RIBEIRÃO PRETO, SP (FOLHAPRESS) - Uma fonoaudióloga e uma terapeuta ocupacional são investigadas por tortura contra crianças com autismo em uma clínica particular de Duartina, cidade a 360 km de São Paulo.
Segundo a Polícia Civil, os pacientes eram trancados e isolados sob sol forte, ficavam com as roupas sujas de urina e até recebiam tapas no rosto quando estavam sem os pais por perto.
Os advogados das duas suspeitas --a fonoaudióloga Bianca Lopes e a terapeuta ocupacional Gabrielle Cezar-- afirmaram, em nota, que as duas estão colaborando com as investigações e os documentos apresentados até o momento "não são suficientes para embasar as alegações".
A polícia apura ainda se a fonoaudióloga ordenava que os funcionários deixassem os pacientes em um corredor exposto ao sol forte. Ela era a dona do consultório, que hoje está desativado, e a terapeuta era sua funcionária. O local já passou por perícia.
"São crianças, que ficavam em uma área de sol, em um sofrimento muito grande, isoladas. Tinha uma torneira e um ralo onde os meninos urinavam. Por isso, em tese, ficavam ali, para não sujar a clínica. Um verdadeiro cárcere", disse o delegado Paulo Calil, responsável pelo caso.
O inquérito foi aberto com base na denúncia e relatos de uma ex-funcionária. Segundo a polícia, ela afirmou ter testemunhado os maus-tratos e apresentou conversas em aplicativos de mensagens nas quais as suspeitas xingavam crianças e falavam em confinar os pacientes.
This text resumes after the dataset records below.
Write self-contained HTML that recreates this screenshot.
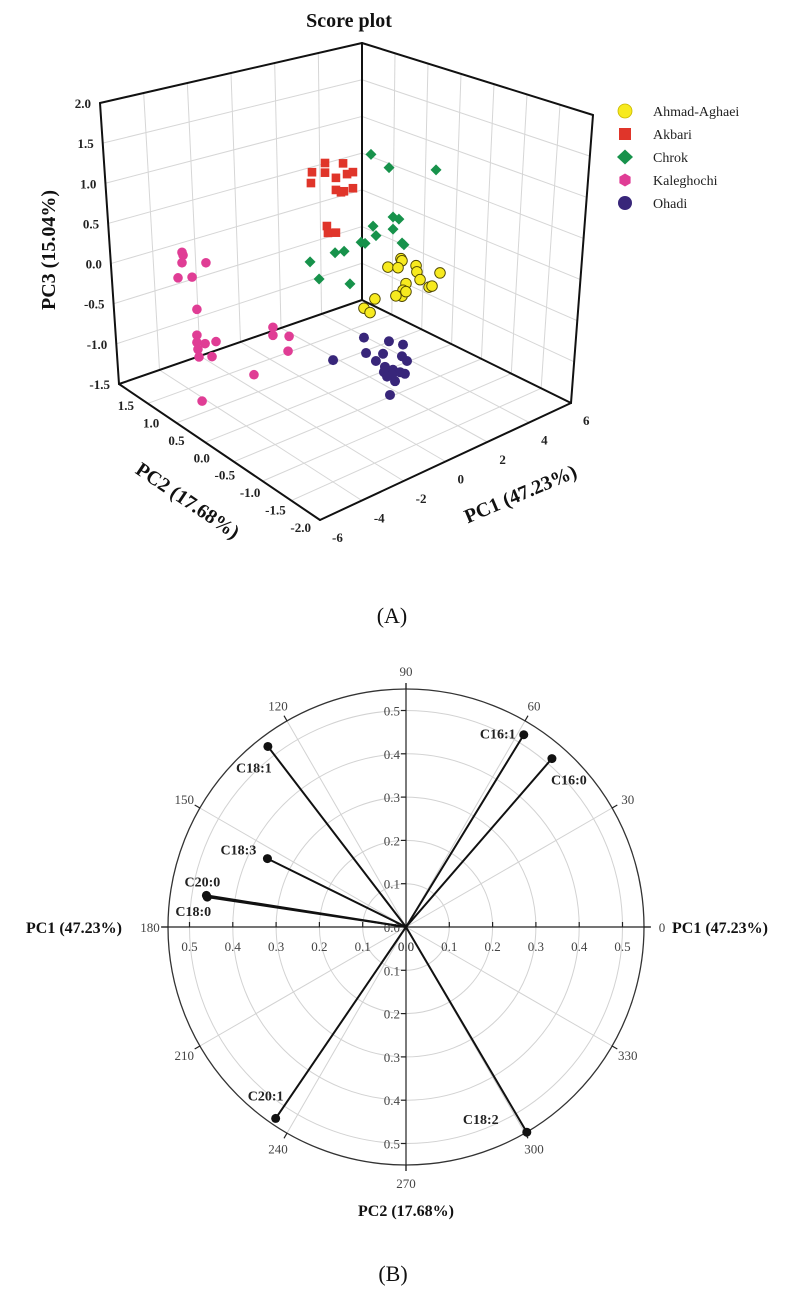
<!DOCTYPE html>
<html>
<head>
<meta charset="utf-8">
<style>
html,body{margin:0;padding:0;background:#fff;}
body{width:791px;height:1293px;overflow:hidden;}
svg{display:block;font-family:"Liberation Serif","Times New Roman",serif;}
</style>
</head>
<body>
<svg id="fig" width="791" height="1293" viewBox="0 0 791 1293" xmlns="http://www.w3.org/2000/svg">
  <rect width="791" height="1293" fill="#ffffff"/>
  <g id="plotA"></g>
  <g id="plotB"></g>
  <text x="392" y="623" font-size="22" text-anchor="middle" fill="#111">(A)</text>
  <text x="393" y="1281" font-size="22" text-anchor="middle" fill="#111">(B)</text>
</svg>
<script>
// ---------- Panel A data ----------
const groupNames = ["Ahmad-Aghaei","Akbari","Chrok","Kaleghochi","Ohadi"];
const ahmadPC1 = [2.14,2.19,1.52,2.0,2.86,2.90,3.05,4.0,2.38,2.24,2.19,1.90,3.48,3.62,0.90,0.38,0.67,2.38];
const ahmadPC2 = [-0.5,-0.5,-0.5,-0.5,-0.5,-0.5,-0.5,-0.5,-0.5,-0.5,-0.5,-0.5,-0.5,-0.5,-0.5,-0.5,-0.5,-0.5];
const ahmadPC3 = [0.31,0.28,0.26,0.21,0.16,0.08,-0.03,-0.03,-0.02,-0.09,-0.16,-0.13,-0.16,-0.16,-0.08,-0.15,-0.23,-0.12];
const akbariPC1 = [2.19,2.81,3.67,2.14,2.81,3.33,3.86,4.14,3.33,3.71,4.14,3.57,2.90,2.95,3.33];
const akbariPC2 = [1.0,1.0,1.0,1.0,1.0,1.0,1.0,1.0,1.0,1.0,1.0,1.0,1.0,1.0,1.0];
const akbariPC3 = [0.66,0.72,0.64,0.53,0.60,0.49,0.49,0.49,0.34,0.29,0.29,0.29,-0.07,-0.16,-0.19];
const chrokPC1 = [3.57,4.43,5.24,4.62,4.90,3.67,4.62,3.81,3.10,3.29,5.05,5.14,2.29,1.86,0.67,1.10,2.57];
const chrokPC2 = [0.5,0.5,0.0,0.5,0.5,0.5,0.5,0.5,0.5,0.5,0.5,0.5,0.5,0.5,0.5,0.5,0.5];
const chrokPC3 = [1.0,0.76,0.90,0.13,0.08,0.10,-0.02,-0.03,-0.05,-0.08,-0.23,-0.26,-0.09,-0.07,-0.08,-0.33,-0.52];
const kalePC1 = [-4.0,-3.95,-4.0,-2.86,-4.19,-3.52,-3.29,-3.29,-3.29,-2.90,-2.38,-3.24,-2.57,-3.19,0.33,0.33,1.10,1.05,-3.43,-5.9];
const kalePC2 = [1.0,1.0,1.0,1.0,1.0,1.0,1.0,1.0,1.0,1.0,1.0,1.0,1.0,1.0,1.0,1.0,1.0,1.0,0.0,0.0];
const kalePC3 = [0.21,0.17,0.08,-0.02,-0.09,-0.14,-0.56,-0.88,-0.97,-1.02,-1.04,-1.06,-1.21,-1.16,-1.10,-1.20,-1.28,-1.46,-0.88,-0.99];
const ohadiPC1 = [-1.05,0.14,0.81,-0.95,-0.14,0.76,1.0,-0.48,-0.05,-0.10,0.33,0.67,0.90,0.43,0.19,-2.52,0.29,0.05];
const ohadiPC2 = [-1.0,-1.0,-1.0,-1.0,-1.0,-1.0,-1.0,-1.0,-1.0,-1.0,-1.0,-1.0,-1.0,-1.0,-1.0,-1.0,-1.0,-1.0];
const ohadiPC3 = [-0.15,-0.30,-0.40,-0.35,-0.43,-0.54,-0.62,-0.49,-0.60,-0.66,-0.67,-0.73,-0.77,-0.82,-0.97,-0.30,-0.73,-0.73];
const pc1Ticks = [-6,-4,-2,0,2,4,6];
const pc2Ticks = [1.5,1.0,0.5,0.0,-0.5,-1.0,-1.5,-2.0];
const pc3Ticks = [-1.5,-1.0,-0.5,0.0,0.5,1.0,1.5,2.0];

// ---------- Panel B data ----------
const loadNames = ["C16:1","C16:0","C18:1","C18:3","C20:0","C18:0","C20:1","C18:2"];
const loadPC1 = [0.272,0.337,-0.319,-0.320,-0.461,-0.459,-0.301,0.279];
const loadPC2 = [0.444,0.389,0.417,0.158,0.073,0.069,-0.442,-0.474];
const radialTicks = [0.1,0.2,0.3,0.4,0.5];
const angleTicks = [0,30,60,90,120,150,180,210,240,270,300,330];

const NS = "http://www.w3.org/2000/svg";
function mk(tag, attrs, parent){
  const e = document.createElementNS(NS, tag);
  for (const k in attrs) e.setAttribute(k, attrs[k]);
  parent.appendChild(e);
  return e;
}
function fmt(v){ return v.toFixed(1); }

// ================= Panel A =================
const A = document.getElementById('plotA');
const Lb=[119,384], Bb=[362,300], Rb=[571,403], Fb=[320,520];
const Lt=[100,103], Bt=[362,43], Rt=[593,115];
function lerp(p,q,t){ return [p[0]+(q[0]-p[0])*t, p[1]+(q[1]-p[1])*t]; }
const t1 = v => (v+6)/12;
const t2 = v => (1.5-v)/3.5;
const t3 = v => (v+1.5)/3.5;
function proj(p1,p2,p3){
  const a = p1+6, b = p2-1.5, c = p3+1.5;
  return [110 + 21*a - 60*b, 385 - 7.08*a - 38.6*b - 80.6*c];
}

const grid = mk('g',{stroke:'#d6d6d6','stroke-width':1,fill:'none'},A);


function gline(p,q){ mk('line',{x1:p[0],y1:p[1],x2:q[0],y2:q[1]},grid); }
pc1Ticks.slice(1,-1).forEach(v=>{ const t=t1(v); gline(lerp(Lb,Bb,t), lerp(Lt,Bt,t)); });
pc3Ticks.slice(1,-1).forEach(v=>{ const t=t3(v); gline(lerp(Lb,Lt,t), lerp(Bb,Bt,t)); });
pc2Ticks.slice(1,-1).forEach(v=>{ const t=t2(v); gline(lerp(Bb,Rb,t), lerp(Bt,Rt,t)); });
pc3Ticks.slice(1,-1).forEach(v=>{ const t=t3(v); gline(lerp(Bb,Bt,t), lerp(Rb,Rt,t)); });
pc1Ticks.slice(1,-1).forEach(v=>{ const t=t1(v); gline(lerp(Lb,Bb,t), lerp(Fb,Rb,t)); });
pc2Ticks.slice(1,-1).forEach(v=>{ const t=t2(v); gline(lerp(Lb,Fb,t), lerp(Bb,Rb,t)); });

const box = mk('g',{stroke:'#111','stroke-width':2,fill:'none','stroke-linecap':'round'},A);


[[Lb,Lt],[Lt,Bt],[Bt,Bb],[Bt,Rt],[Rt,Rb],[Bb,Lb],[Bb,Rb],[Lb,Fb],[Fb,Rb]].forEach(s=>{
  mk('line',{x1:s[0][0],y1:s[0][1],x2:s[1][0],y2:s[1][1]},box);
});

const tk = mk('g',{'font-size':13,'font-weight':'bold',fill:'#222'},A);


pc3Ticks.forEach(v=>{
  const p = lerp(Lb,Lt,t3(v));
  const t = mk('text',{x:p[0]-9,y:p[1]+5,'text-anchor':'end'},tk);
  
  
  t.textContent = fmt(v);
});
const pc2LabStart=[134,410], pc2LabEnd=[311,532];
pc2Ticks.forEach(v=>{
  const p = lerp(pc2LabStart,pc2LabEnd,t2(v));
  const t = mk('text',{x:p[0],y:p[1],'text-anchor':'end'},tk);
  
  
  t.textContent = fmt(v);
});
pc1Ticks.forEach(v=>{
  const p = lerp(Fb,Rb,t1(v));
  const t = mk('text',{x:p[0]+12,y:p[1]+22,'text-anchor':'start'},tk);
  
  
  t.textContent = String(v);
});

const ttl = mk('text',{x:349,y:27,'font-size':20,'font-weight':'bold','text-anchor':'middle',fill:'#111'},A);


ttl.textContent = 'Score plot';
const yT = mk('text',{x:0,y:0,'font-size':20,'font-weight':'bold','text-anchor':'middle',fill:'#111',transform:'translate(55,250) rotate(-90)'},A);


yT.textContent = 'PC3 (15.04%)';
const p2T = mk('text',{x:0,y:0,'font-size':20,'font-weight':'bold','text-anchor':'middle',fill:'#111',transform:'translate(184,506) rotate(34)'},A);


p2T.textContent = 'PC2 (17.68%)';
const p1T = mk('text',{x:0,y:0,'font-size':20,'font-weight':'bold','text-anchor':'middle',fill:'#111',transform:'translate(523,500) rotate(-23)'},A);


p1T.textContent = 'PC1 (47.23%)';

function marker(parent, kind, x, y){
  let e;
  if(kind==='circleY'){ e = mk('circle',{cx:x,cy:y,r:5.3,fill:'#f7ea1f',stroke:'#4d4500','stroke-width':0.9},parent); }
  else if(kind==='square'){ e = mk('rect',{x:x-4.3,y:y-4.3,width:8.6,height:8.6,fill:'#e0352a'},parent); }
  else if(kind==='diamond'){ e = mk('polygon',{points:`${x},${y-5.5} ${x+5.5},${y} ${x},${y+5.5} ${x-5.5},${y}`,fill:'#17924b'},parent); }
  else if(kind==='pink'){ e = mk('circle',{cx:x,cy:y,r:4.8,fill:'#e03d95'},parent); }
  else { e = mk('circle',{cx:x,cy:y,r:5,fill:'#38267a'},parent); }
  return e;
}
const groups = [
  {name:'ohadi',kind:'purple',p1:ohadiPC1,p2:ohadiPC2,p3:ohadiPC3},
  {name:'kaleghochi',kind:'pink',p1:kalePC1,p2:kalePC2,p3:kalePC3},
  {name:'akbari',kind:'square',p1:akbariPC1,p2:akbariPC2,p3:akbariPC3},
  {name:'chrok',kind:'diamond',p1:chrokPC1,p2:chrokPC2,p3:chrokPC3},
  {name:'ahmad-aghaei',kind:'circleY',p1:ahmadPC1,p2:ahmadPC2,p3:ahmadPC3}
];
groups.forEach(g=>{
  const gg = mk('g',{},A);
  
  
  g.p1.forEach((v,i)=>{
    const p = proj(v, g.p2[i], g.p3[i]);
    const m = marker(gg, g.kind, p[0], p[1]);
    
    
  });
});

const leg = mk('g',{'font-size':14,fill:'#222'},A);


const legKinds = ['circleY','square','diamond','hex','purple'];
groupNames.forEach((n,i)=>{
  const y = 111 + i*23;
  const eg = mk('g',{},leg);
  
  
  if(legKinds[i]==='hex'){
    const x=625, r=6.5, pts=[];
    for(let k=0;k<6;k++){ const a=Math.PI/6+k*Math.PI/3; pts.push((x+r*Math.cos(a)).toFixed(1)+','+(y+r*Math.sin(a)).toFixed(1)); }
    mk('polygon',{points:pts.join(' '),fill:'#e03d95'},eg);
  } else if(legKinds[i]==='circleY'){
    mk('circle',{cx:625,cy:y,r:7,fill:'#f7ea1f',stroke:'#c9b800','stroke-width':0.8},eg);
  } else if(legKinds[i]==='square'){
    mk('rect',{x:619,y:y-6,width:12,height:12,fill:'#e0352a'},eg);
  } else if(legKinds[i]==='diamond'){
    mk('polygon',{points:`625,${y-7.5} 633,${y} 625,${y+7.5} 617,${y}`,fill:'#17924b'},eg);
  } else {
    mk('circle',{cx:625,cy:y,r:7,fill:'#38267a'},eg);
  }
  const t = mk('text',{x:653,y:y+5},eg);
  t.textContent = n;
});

// ================= Panel B =================
const B = document.getElementById('plotB');
const cx = 406, cy = 927, pxPerUnit = 433, Rout = 238;
const rx = v => cx + v*pxPerUnit;
const ry = v => cy - v*pxPerUnit;

const pg = mk('g',{stroke:'#d2d2d2','stroke-width':1,fill:'none'},B);


radialTicks.forEach(r=>{ mk('circle',{cx:cx,cy:cy,r:r*pxPerUnit},pg); });
angleTicks.forEach(a=>{
  if(a%90===0) return;
  const rad = a*Math.PI/180;
  mk('line',{x1:cx,y1:cy,x2:cx+Rout*Math.cos(rad),y2:cy-Rout*Math.sin(rad)},pg);
});
const outer = mk('circle',{cx:cx,cy:cy,r:Rout,fill:'none',stroke:'#333','stroke-width':1.3},B);



const ax = mk('g',{stroke:'#222','stroke-width':1.2},B);


mk('line',{x1:cx-Rout-7,y1:cy,x2:cx+Rout+7,y2:cy},ax);
mk('line',{x1:cx,y1:cy-Rout-6,x2:cx,y2:cy+Rout+6},ax);
angleTicks.forEach(a=>{
  const rad=a*Math.PI/180;
  mk('line',{x1:cx+Rout*Math.cos(rad),y1:cy-Rout*Math.sin(rad),x2:cx+(Rout+6)*Math.cos(rad),y2:cy-(Rout+6)*Math.sin(rad)},ax);
});
radialTicks.forEach(r=>{
  mk('line',{x1:rx(r),y1:cy,x2:rx(r),y2:cy-5},ax);
  mk('line',{x1:rx(-r),y1:cy,x2:rx(-r),y2:cy-5},ax);
  mk('line',{x1:cx,y1:ry(r),x2:cx-5,y2:ry(r)},ax);
  mk('line',{x1:cx,y1:ry(-r),x2:cx-5,y2:ry(-r)},ax);
});

const pl = mk('g',{'font-size':13,fill:'#444'},B);


[0].concat(radialTicks).forEach(r=>{
  let t = mk('text',{x:rx(r),y:cy+24,'text-anchor':'middle'},pl); t.textContent = fmt(r);
  t = mk('text',{x:rx(-r),y:cy+24,'text-anchor':'middle'},pl); t.textContent = fmt(r);
  t = mk('text',{x:cx-6,y:ry(r)+5,'text-anchor':'end'},pl); t.textContent = fmt(r);
  if(r>0){ t = mk('text',{x:cx-6,y:ry(-r)+5,'text-anchor':'end'},pl); t.textContent = fmt(r); }
});
angleTicks.forEach(a=>{
  const rad=a*Math.PI/180;
  const t = mk('text',{x:cx+256*Math.cos(rad),y:cy-256*Math.sin(rad)+5,'text-anchor':'middle'},pl);
  
  
  t.textContent = String(a);
});

const at = mk('g',{'font-size':16,'font-weight':'bold',fill:'#111'},B);


let tt = mk('text',{x:672,y:933},at); tt.textContent='PC1 (47.23%)';
tt = mk('text',{x:122,y:933,'text-anchor':'end'},at); tt.textContent='PC1 (47.23%)';
tt = mk('text',{x:406,y:1216,'text-anchor':'middle'},at); tt.textContent='PC2 (17.68%)';

const labelOffsets = {"C16:1":[-26,4],"C16:0":[17,26],"C18:1":[-14,26],"C18:3":[-29,-4],"C20:0":[-4,-9],"C18:0":[-14,19],"C20:1":[-10,-18],"C18:2":[-46,-8]};
const vg = mk('g',{},B);


loadNames.forEach((n,i)=>{
  const x = rx(loadPC1[i]), y = ry(loadPC2[i]);
  const ln = mk('line',{x1:cx,y1:cy,x2:x,y2:y,stroke:'#111','stroke-width':2},vg);
  
  
  const d = mk('circle',{cx:x,cy:y,r:4.5,fill:'#111'},vg);
  
  
  const o = labelOffsets[n];
  const t = mk('text',{x:x+o[0],y:y+o[1],'font-size':14,'font-weight':'bold','text-anchor':'middle',fill:'#222'},vg);
  
  
  t.textContent = n;
});
</script>
</body>
</html>
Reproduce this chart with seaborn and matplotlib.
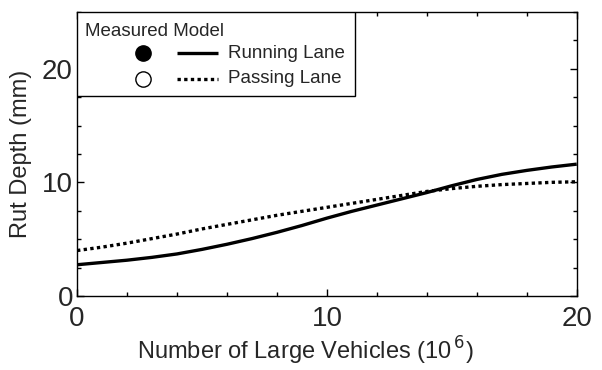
import matplotlib
matplotlib.use("Agg")
import matplotlib.pyplot as plt
from matplotlib.lines import Line2D
from matplotlib.patches import Rectangle
from matplotlib.ticker import MultipleLocator
import numpy as np
import pandas as pd
import seaborn as sns

# Model curves of rut depth (mm) against cumulative large vehicles (10^6)
vehicles = list(range(0, 21))
running_lane = [2.75, 2.95, 3.15, 3.4, 3.7, 4.1, 4.55, 5.05, 5.6, 6.2, 6.85,
                7.45, 8.0, 8.55, 9.1, 9.7, 10.25, 10.7, 11.05, 11.35, 11.6]
passing_lane = [4.0, 4.3, 4.65, 5.05, 5.45, 5.9, 6.3, 6.7, 7.1, 7.45, 7.8,
                8.15, 8.5, 8.85, 9.2, 9.45, 9.65, 9.8, 9.9, 10.0, 10.05]
lane_names = ["Running Lane", "Passing Lane"]

df = pd.DataFrame({
    "vehicles": vehicles * 2,
    "rut": running_lane + passing_lane,
    "lane": [lane_names[0]] * len(vehicles) + [lane_names[1]] * len(vehicles),
})

sns.set_style("ticks")
plt.rcParams["font.family"] = ["Liberation Sans", "DejaVu Sans"]

fig = plt.figure(figsize=(6.02, 3.70), dpi=100)
ax = fig.add_axes([0.128, 0.2, 0.830, 0.768])

sns.lineplot(data=df, x="vehicles", y="rut", style="lane",
             dashes={lane_names[0]: "", lane_names[1]: (1, 1)},
             color="black", linewidth=2.4, legend=False, ax=ax)
for ln in ax.get_lines():
    ln.set_dash_capstyle("butt")
    ln.set_solid_capstyle("butt")

ax.set_xlim(0, 20)
ax.set_ylim(0, 25)
ax.xaxis.set_major_locator(MultipleLocator(10))
ax.xaxis.set_minor_locator(MultipleLocator(2))
ax.yaxis.set_major_locator(MultipleLocator(10))
ax.yaxis.set_minor_locator(MultipleLocator(2.5))
ax.tick_params(which="both", direction="in", top=True, right=True,
               width=1.0, color="black")
ax.tick_params(which="major", length=5, labelsize=20)
ax.tick_params(axis="x", which="major", pad=7)
ax.tick_params(axis="y", which="major", pad=3)
ax.tick_params(which="minor", length=3)
for s in ax.spines.values():
    s.set_linewidth(1.0)
    s.set_color("black")

ax.set_xlabel("Number of Large Vehicles (10$^{\\,6}$)", fontsize=17)
ax.set_ylabel("Rut Depth (mm)", fontsize=17)
ax.xaxis.set_label_coords(0.456, -0.135)
ax.yaxis.set_label_coords(-0.09, 0.5)

# Legend block: measured symbols and model line styles
box = Rectangle((0, 0.703), 0.556, 0.297, transform=ax.transAxes,
                facecolor="white", edgecolor="black", linewidth=1.0, zorder=5)
ax.add_patch(box)
ax.text(0.016, 0.93, "Measured Model", transform=ax.transAxes, fontsize=13.5,
        va="center", ha="left", zorder=6)
ax.add_line(Line2D([0.132], [0.855], transform=ax.transAxes, marker="o",
                   markersize=11, markerfacecolor="black", markeredgecolor="black",
                   linestyle="none", zorder=6))
ax.add_line(Line2D([0.132], [0.765], transform=ax.transAxes, marker="o",
                   markersize=11, markerfacecolor="white", markeredgecolor="black",
                   markeredgewidth=1.0, linestyle="none", zorder=6))
ax.add_line(Line2D([0.2, 0.282], [0.855, 0.855], transform=ax.transAxes,
                   color="black", linewidth=2.4, solid_capstyle="butt", zorder=6))
ax.add_line(Line2D([0.2, 0.282], [0.765, 0.765], transform=ax.transAxes,
                   color="black", linewidth=2.4, dashes=(1, 1),
                   dash_capstyle="butt", zorder=6))
ax.text(0.302, 0.855, lane_names[0], transform=ax.transAxes, fontsize=13.5,
        va="center", ha="left", zorder=6)
ax.text(0.302, 0.765, lane_names[1], transform=ax.transAxes, fontsize=13.5,
        va="center", ha="left", zorder=6)

fig.savefig("out.png", dpi=100)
Quando contrariavam as profissionais, segundo a polícia, as crianças eram trancados em uma área externa aberta ao sol, na qual ficavam sozinhas, apenas com um ralo para urinar.
Os pacientes tinham idades entre um ano e meio e nove anos. Em comum, apresentavam limitações de autonomia.
A polícia diz também ter um áudio no qual a fonoaudióloga dá um tapa em uma das crianças e uma foto em que um paciente aparece preso em um corredor. Ainda segundo os investigadores, a perícia confirmou que os dois conteúdos são autênticos.
As suspeitas devem responder em liberdade, segundo o delegado, porque possuem endereço fixo, bons antecedentes e têm colaborado com a investigação. Elas serão intimadas a depor logo após o laudo final das psicólogas.
A denúncia inicialmente foi feita em agosto do ano passado e até o momento quatro mães já prestaram queixa.
A mãe de uma das vítimas, hoje com três anos, contou que o filho fez tratamento com as duas por seis meses e não apresentava nenhuma evolução, especialmente da fala.
Segundo a mãe, Lopes só isolava e expunha a situações degradantes as crianças que não falavam e não podiam denunciar o abuso aos pais; a terapeuta, conforme esta mãe, compactuava com a cena e debochava da situação.
Uma das crianças, de nove anos, teria perdido o interesse pelos brinquedos, além de ter desaprendido a sentar e a usar o banheiro no período em que foi tratado na clínica. A mãe atribui essa regressão no comportamento ao tratamento com a fonoaudióloga. Algumas famílias pagavam de R$ 4.000 a R$ 9.000 mensais pelos serviços.
Em nota, o escritório Piccirilli & Piccirilli Advogados, que faz a defesa de Lopes e de Cezar, reforçou o comprometimento das suspeitas em colaborar com as investigações policiais "para o esclarecimento das fortes acusações." As informações existentes até agora "não indicam de forma cabal a ocorrência de qualquer ilícito, devendo a constitucional presunção de inocência ser preservada", diz o comunicado.
Ainda conforme a defesa, as duas profissionais "e seus familiares vêm recebendo ameaças e enfrentamentos, sendo que membros da família tiveram de, inclusive, deixar suas casas sob temor de qualquer represália."
Em nota, o Conselho Regional de Fonoaudiologia da 2ª Região manifestou solidariedade às famílias e repudiou "veementemente" as condutas denunciadas por ferirem os princípios éticos da profissão, o Estatuto da Criança e do Adolescente e os direitos humanos.
A entidade declarou que acompanha o caso junto às autoridades policiais e deve se orientar pela Resolução do Conselho Federal de Fonoaudiologia para apurar a conduta de Lopes ao final do inquérito civil.